No teatro português, dando um panorama de grande vitalidade, a oferta é rica e muito diversificada, com espetáculos da Companhia de Teatro de Almada (em estreia absoluta Noite de Reis, de Shakespeare, encenado pelo alemão Peter Kleinert), de Rita Calçada Bastos (Se eu fosse Nina), do Teatro Experimental de Cascais (Eu sou a minha própria mulher), do Teatro dos Aloés (Em Casa, no Zoo), de Marco Martins (Selvagem), dos Artistas Unidos (Taco a Taco) e do Teatro do Bairro/Ar de Filmes (Sonho).

Como habitualmente, o Festival homenageia uma figura de particular relevância no teatro português, cabendo ao cenógrafo, pintor e arquiteto José Manuel Castanheira o mais do que merecido aplauso. Em Almada, durante a mostra, apresenta-se uma exposição evocativa de um percurso de quase 50 anos dedicado à cenografia. Como o próprio assume, “tudo aquilo que fiz, fosse na pintura, na arquitetura teatral ou efémera, ou no design, andou quase sempre à volta do teatro e da cenografia”. Paralelamente, Castanheira concebeu uma pequena instalação intitulada A nudez do cenógrafo e a perplexidade do espectador, e assume, entre 11 e 15 de julho, o papel de formador no curso Um lugar para transformar o tempo, no âmbito de O Sentido dos Mestres, uma iniciativa do Festival com o apoio da Share Foundation.
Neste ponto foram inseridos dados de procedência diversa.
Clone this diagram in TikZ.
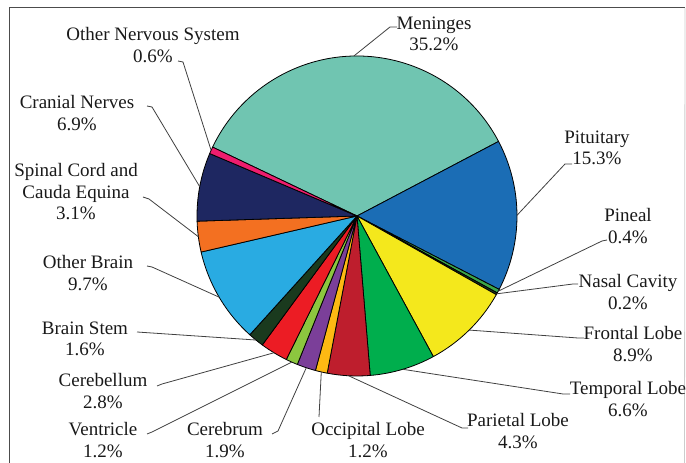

Os ingressos para esta 39.ª edição do Festival de Almada, que decorre de 4 a 18 de julho, variam entre os 35 e os 12 euros, estando também já disponível a modalidade Assinatura, que dá acesso a todos os espetáculos numa das sessões programadas, pelo valor de 80 euros. A programação integral do Festival pode ser encontrada aqui.